New investor gossip, same old market drama
ACI Worldwide didn’t drop news about a new product or a flashy deal. Instead, the headline is the kind portfolio managers quietly obsess over: Aristotle Capital Boston sold 105,810 shares in the first quarter, based on quarterly average pricing, a move valued at roughly $4.44 million.
For investors, this matters less because of the dollar amount itself and more because it can hint at how a big fund is thinking about the stock. Maybe it was routine rebalancing. Maybe it was a risk trim. Maybe the fund just wanted to lock in gains and move on to the next shiny thing.
Why you should care
A single stake reduction doesn’t mean the thesis is busted. But when an institution pares back a position, it can nudge sentiment a little—especially for a mid-cap name like ACI Worldwide, where big buyers and sellers can matter more than they do in mega-cap land.

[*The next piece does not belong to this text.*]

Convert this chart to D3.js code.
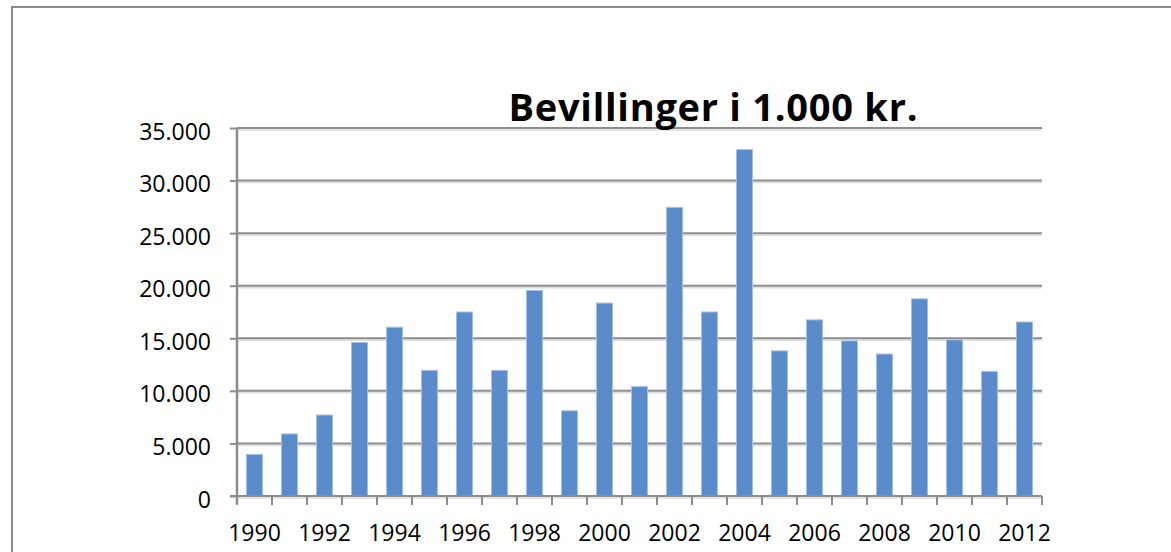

The move also lands in the broader “who’s still buying?” bucket that investors watch for clues about conviction. If a stock is under pressure and institutions are stepping back, that can keep the shares from catching a clean bid. If the company is still executing, though, this may just be noise wearing a very expensive suit.
Big picture: this is a portfolio-flip story, not a fundamental bombshell. Useful for sentiment-watchers, but not exactly a fireworks show.